New Years is usually a popular time to set goals and start new habits, but for a lot of families that revolve around a school calendar, this time of year can be a great time to entrench those habits. School starting back gets families back into the 'normal routine' of waking up earlier and having days packed full of activities versus the usually less-structured days of summer. So now is as good of a time as any for people in those situations to introduce (or re-introduce) those habits they want to employ. There is a method called habit-stacking developed by S.J. Scott that can be especially helpful in starting and keeping those habits. Here are the 8 elements of a habit-stacking routine:

  1. Each habit takes less than five minutes to complete.

  2. It’s a complete habit.

  3. It improves your life.

  4. It’s simple to complete.

  5. The entire routine takes less than 30 minutes.

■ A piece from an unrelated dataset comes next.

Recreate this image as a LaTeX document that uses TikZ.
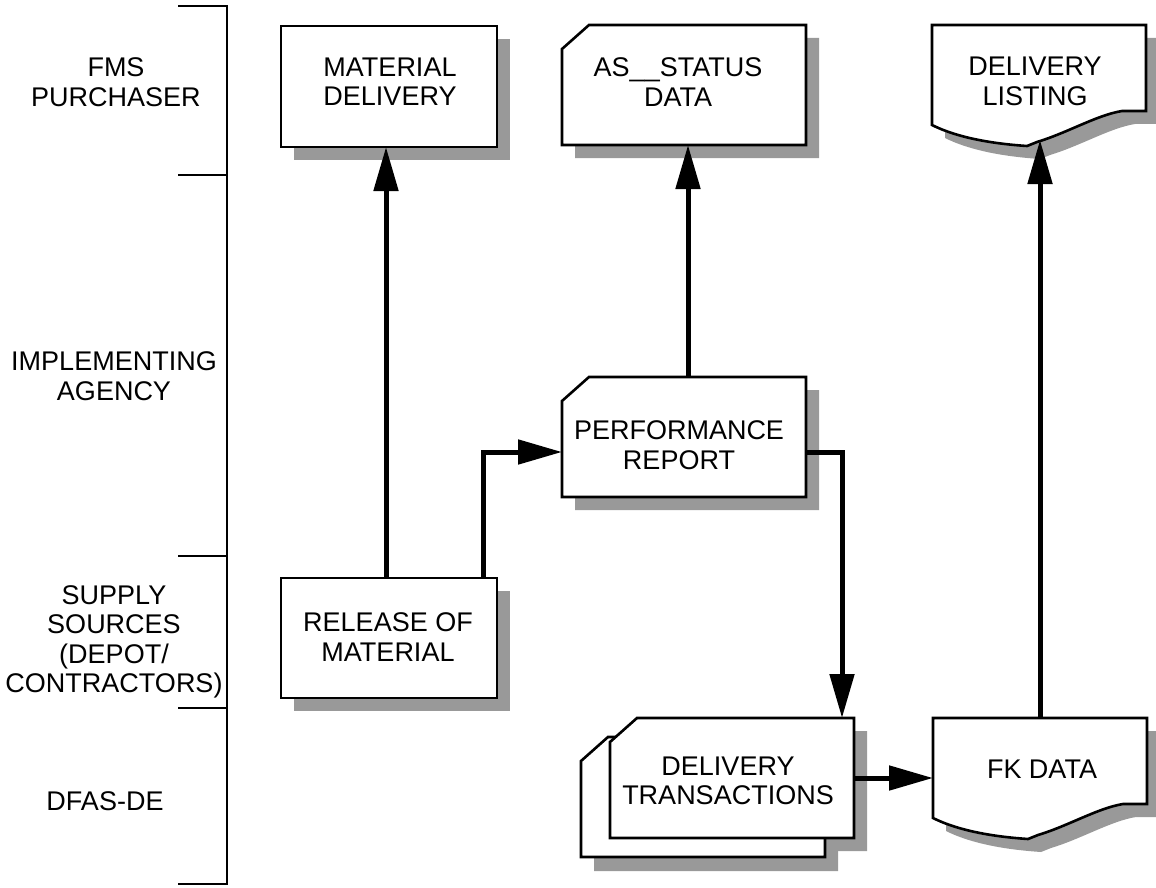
\documentclass[tikz,border=0pt]{standalone}
\usepackage{fontspec}
\setmainfont{Liberation Sans}
\usetikzlibrary{arrows.meta}
\definecolor{shadowgray}{HTML}{999999}
\newcommand\rectat[5]{\path[#5] (#1,#2) rectangle ++(#3,#4);}
\newcommand\cardat[3]{\begin{scope}[shift={(#1,#2)}]\path[#3] (0,24) -- (27,0) -- (244,0) -- (244,120) -- (0,120) -- cycle;\end{scope}}
\newcommand\docat[3]{\begin{scope}[shift={(#1,#2)}]\path[#3] (0,0) -- (214,0) -- (214,86) -- (190,86) .. controls (165,90) and (135,108) .. (105,117) -- (95,121) .. controls (50,118) and (20,110) .. (0,100) -- cycle;\end{scope}}
\begin{document}
\begin{tikzpicture}[x=1pt,y=-1pt,
  boxn/.style={draw=none,inner sep=0pt,outer sep=0pt,rectangle},
  txt/.style={font=\fontsize{27}{29.5}\selectfont, align=center, inner sep=0pt},
  outl/.style={draw=black,line width=2.6pt,fill=white,line join=miter},
  shd/.style={fill=shadowgray,draw=none},
  arr/.style={line width=5pt,line join=miter,-{Triangle[length=44pt,width=24pt]}},
  brk/.style={line width=2.6pt,line join=miter}]
\useasboundingbox (0,0) rectangle (1156,888);

% invisible box nodes (for connector anchors)
\node[boxn,minimum width=216pt,minimum height=121pt] (md) at (389,86.5) {};
\node[boxn,minimum width=244pt,minimum height=120pt] (as) at (684,85) {};
\node[boxn,minimum width=244pt,minimum height=120pt] (pr) at (684,437) {};
\node[boxn,minimum width=216pt,minimum height=120pt] (rel) at (389,638) {};
\node[boxn,minimum width=244pt,minimum height=120pt] (dt) at (732,778) {};
\node[boxn,minimum width=214pt,minimum height=120pt] (dl) at (1040,85) {};
\node[boxn,minimum width=214pt,minimum height=120pt] (fk) at (1040,778) {};

% bracket
\draw[brk] (178,6) -- (227,6) -- (227,884) -- (178,884);
\draw[brk] (178,175) -- (227,175);
\draw[brk] (178,556) -- (227,556);
\draw[brk] (178,708) -- (227,708);

% shapes
\rectat{294}{39}{216}{121}{shd}
\rectat{281}{26}{216}{121}{outl}
\cardat{575}{38}{shd}
\cardat{562}{25}{outl}
\cardat{575}{390}{shd}
\cardat{562}{377}{outl}
\rectat{294}{591}{216}{120}{shd}
\rectat{281}{578}{216}{120}{outl}
\cardat{594}{751}{shd}
\cardat{623}{731}{shd}
\cardat{581}{737}{outl}
\cardat{610}{718}{outl}
\docat{945}{38}{shd}
\docat{932}{25}{outl}
\docat{946}{731}{shd}
\docat{933}{718}{outl}

% texts
\node[txt] (mdT) at (390,81.5) {MATERIAL\\DELIVERY};
\node[txt] (asT) at (678,82) {AS\_\_STATUS\\DATA};
\node[txt] (prT) at (679,445) {PERFORMANCE\\REPORT};
\node[txt] (relT) at (388,637) {RELEASE OF\\MATERIAL};
\node[txt] (dtT) at (728,781) {DELIVERY\\TRANSACTIONS};
\node[txt] (dlT) at (1035,81.5) {DELIVERY\\LISTING};
\node[txt] (fkT) at (1042,769) {FK DATA};

\node[txt] (fms) at (116,82) {FMS\\PURCHASER};
\node[txt] (ia) at (114,376) {IMPLEMENTING\\AGENCY};
\node[txt] (ss) at (114,642) {SUPPLY\\SOURCES\\(DEPOT/\\CONTRACTORS)};
\node[txt] (dfas) at (105,801) {DFAS-DE};

% connectors
\draw[arr] ([xshift=-3pt]rel.north) -- ([xshift=-3pt]md.south);
\draw[arr] ([xshift=94pt]rel.north) |- ([yshift=-15pt]pr.west);
\draw[arr] ([xshift=4pt]pr.north) -- ([xshift=4pt]as.south);
\draw[arr] ([yshift=-15pt]pr.east) -| ([xshift=110pt]dt.north);
\draw[arr] (dt.east) -- (fk.west);
\draw[arr] (fk.north) -- ([yshift=5pt]dl.south);
\end{tikzpicture}
\end{document}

  6. It follows a logical process.

  7. It follows a checklist.

  8. It fits your life.

Scott says the purpose of habit-stacking is to create simple and repeatable routines that you manage by a checklist. The goal is to get this out of the cognitive load, “because all you have to remember to do is follow the checklist,” and not each individual habit. You do this by doing the same set of actions in the same order and way each day. Checklists, do more than simply tell you what you need to do next, they help you deal with complexity and increase productivity.


“Linking habits together is a way of getting more done in less time, resulting in a positive change in your life. As you perform the stacked actions every day, they become part of your daily routine.”



I think the key component about habit-stacking is it takes out the decision making process of developing a habit. It's almost more like a life hack that uses Pavlov's law against ourselves in linking one trigger to lead us to an intended reaction. It takes the thinking and decision making out of starting a habit which helps prevent us from choosing to not do something based on how we feel about it in the moment. It's kind of like when we have the urge to use the restroom, we don't sit and think of a way to try and get out of it. We don't try and rearrange our schedule to make it more convenient to do it later in the day. Instead, we finish what we are doing and make it our mission to find the nearest restroom. And that is the goal with healthy habits - make them something we are going to do and do them right after the trigger we have placed right before it.


So I encourage you to think about what are some habits that you want to re-implement? Which ones can you erase by creating positive triggers that help you avoid them? How can you use a new routine to re-vamp your day and get back on track with your yearly goals?